The Google Recommendations feed into your Optimisation Score. Once you start applying these recommendations, you will notice your Optimisation Score begins to increase.
Some of these recommendations will be fantastic and will really help to ensure you have the foundations of your Campaigns in place.
Good examples of this include the addition of certain Ad Extensions that might be missing, ideas for new Keywords (make sure these are relevant before adding them) or recommendations on which poor performing Keywords should be paused/removed.
The Recommendations tab is also good for highlighting errors within your account. For example, if there are any disapproved Ads or if there are some active Ad Groups that do not contain Ads.
Having said all that, one of the biggest problems with Google’s recommendations is that they give a lot of blanket advice that isn’t very specific to your account.
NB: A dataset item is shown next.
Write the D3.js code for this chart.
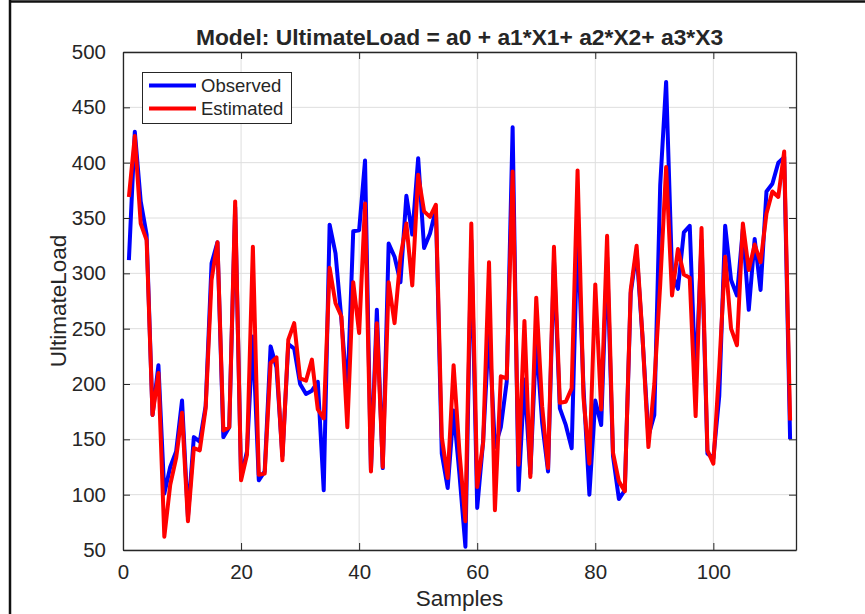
<!DOCTYPE html>
<html>
<head>
<meta charset="utf-8">
<script src="https://cdn.jsdelivr.net/npm/d3@7/dist/d3.min.js"></script>
<style>
html,body{margin:0;padding:0;background:#fff;}
svg{display:block;}
text{font-family:"Liberation Sans",Arial,Helvetica,sans-serif;fill:#262626;}
</style>
</head>
<body>
<svg id="chart" width="865" height="614"></svg>
<script>
const observed = [312,428,365,335,172,217,101,125,139,185,80,152,148,180,309,328,152,161,360,116,
  139,243,113,121,234,215,135,236,232,200,191,194,202,104,344,318,258,190,338,339,
  402,122,267,124,327,315,292,370,335,404,323,336,358,137,106,176,118,53,330,88,
  148,250,143,161,202,432,104,204,119,240,165,121,312,178,163,142,340,197,100,185,
  163,315,135,96,104,282,320,242,153,172,380,473,300,286,337,343,200,330,137,133,
  189,343,294,280,340,267,331,285,374,381,400,405,150];
const estimated = [369,424,345,330,172,210,62,109,133,174,76,142,140,178,294,328,158,161,365,113,
  136,324,118,119,219,224,131,240,255,205,203,222,177,169,305,273,261,161,292,246,
  363,121,255,125,292,255,315,345,289,389,356,351,362,152,115,217,138,76,345,107,
  147,310,86,207,205,392,127,257,116,278,180,124,324,183,184,196,393,188,128,290,
  177,334,138,112,103,285,325,243,143,200,290,396,280,322,299,296,171,341,140,128,
  215,315,250,235,345,303,326,310,354,374,369,410,167];
const samples = observed.map((d, i) => i + 1);
const xTicks = [0, 20, 40, 60, 80, 100];
const yTicks = [50, 100, 150, 200, 250, 300, 350, 400, 450, 500];
const seriesNames = ["Observed", "Estimated"];
const seriesColors = ["#0000ff", "#ff0000"];
const titleText = "Model: UltimateLoad = a0 + a1*X1+ a2*X2+ a3*X3";
const xLabel = "Samples";
const yLabel = "UltimateLoad";

const svg = d3.select("#chart");
const L = 123, R = 796, T = 52, B = 550;
const x = d3.scaleLinear().domain([0, 114]).range([L, R]);
const y = d3.scaleLinear().domain([50, 500]).range([B, T]);
const axisColor = "#262626";

// figure frame
svg.append("line").attr("x1", 9.5).attr("x2", 865).attr("y1", 1.5).attr("y2", 1.5)
  .attr("stroke", "#111").attr("stroke-width", 2.5);
svg.append("line").attr("x1", 10).attr("x2", 10).attr("y1", 0).attr("y2", 614)
  .attr("stroke", "#111").attr("stroke-width", 2.5);

// grid
const g = svg.append("g");
g.selectAll(".gx").data(xTicks).join("line")
  .attr("x1", d => x(d)).attr("x2", d => x(d)).attr("y1", T).attr("y2", B)
  .attr("stroke", "#dedede").attr("stroke-width", 1);
g.selectAll(".gy").data(yTicks).join("line")
  .attr("x1", L).attr("x2", R).attr("y1", d => y(d)).attr("y2", d => y(d))
  .attr("stroke", "#dedede").attr("stroke-width", 1);

// lines
const line = d3.line().x((d, i) => x(samples[i])).y(d => y(d));
[observed, estimated].forEach((s, k) => {
  svg.append("path").datum(s).attr("d", line)
    .attr("fill", "none").attr("stroke", seriesColors[k]).attr("stroke-width", 4)
    .attr("stroke-linejoin", "round").attr("stroke-linecap", "butt");
});

// axes (box with inward ticks on all sides)
const tl = 7;
const axB = d3.axisBottom(x).tickValues(xTicks).tickSizeInner(-tl).tickSizeOuter(0).tickPadding(14);
const axT = d3.axisTop(x).tickValues(xTicks).tickSizeInner(-tl).tickSizeOuter(0).tickFormat("");
const axL = d3.axisLeft(y).tickValues(yTicks).tickSizeInner(-tl).tickSizeOuter(0).tickPadding(17);
const axR = d3.axisRight(y).tickValues(yTicks).tickSizeInner(-tl).tickSizeOuter(0).tickFormat("");
function style(sel) {
  sel.select(".domain").attr("stroke", axisColor).attr("stroke-width", 1.3);
  sel.selectAll(".tick line").attr("stroke", axisColor).attr("stroke-width", 1);
  sel.selectAll("text").attr("fill", axisColor).style("font-size", "20.5px")
    .style("font-family", '"Liberation Sans",Arial,sans-serif');
}
svg.append("g").attr("transform", `translate(0,${B})`).call(axB).call(style);
svg.append("g").attr("transform", `translate(0,${T})`).call(axT).call(style);
svg.append("g").attr("transform", `translate(${L},0)`).call(axL).call(style);
svg.append("g").attr("transform", `translate(${R},0)`).call(axR).call(style);

// title & labels
svg.append("text").attr("x", (L + R) / 2).attr("y", 44.5).attr("text-anchor", "middle")
  .style("font-size", "22.8px").style("font-weight", "bold").attr("fill", "#000").text(titleText);
svg.append("text").attr("x", (L + R) / 2).attr("y", 606).attr("text-anchor", "middle")
  .style("font-size", "22.5px").text(xLabel);
svg.append("text").attr("transform", `translate(66,${(T + B) / 2}) rotate(-90)`)
  .attr("text-anchor", "middle").style("font-size", "22.5px").text(yLabel);

// legend
const lg = svg.append("g");
lg.append("rect").attr("x", 142.5).attr("y", 72.5).attr("width", 149).attr("height", 51)
  .attr("fill", "#fff").attr("stroke", axisColor).attr("stroke-width", 1);
seriesNames.forEach((n, k) => {
  const cy = 85.5 + k * 23;
  lg.append("line").attr("x1", 149).attr("x2", 196).attr("y1", cy).attr("y2", cy)
    .attr("stroke", seriesColors[k]).attr("stroke-width", 4);
  lg.append("text").attr("x", 201).attr("y", cy + 6.8).style("font-size", "18.5px")
    .attr("fill", "#000").text(n);
});
</script>
</body>
</html>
Each and every account will have different aims and objectives, therefore some of this very generic advice will not be of any use to you.
For example, all of your Google Ads Campaigns could be using Manual CPC as the main bidding strategy and be performing really well.
However, Google will tend to ignore this and push you into using one of their automated bidding strategies.
Even if results end up being worse as a result of using an automated bidding strategy, they will still continue to push this.
There are also lots of other so-called “Recommendations” which I would steer clear of.
Examples of this include introducing Broad Match Keywords or updating your Ad Rotation setting to “Optimise: Prefer best performing ads”.
Personally, with all of Google’s recommendations, I would take them as advice as opposed to facts. It is well worth reviewing the recommendations regularly but DO NOT take them as gospel.
It’s also worth mentioning that you can dismiss recommendations if they’re not applicable to your Campaigns. This will remove the recommendation and boost your Optimisation Score without you actually having to implement any of Google’s suggestions.
What is worth noting with the Optimisation Score and Google Recommendation is that they are both relatively new features.
As time goes on, I’m sure both of these features will become much more sophisticated but for the moment just think twice before you charge into your account and make a boatload of changes based upon what Google is telling you to do.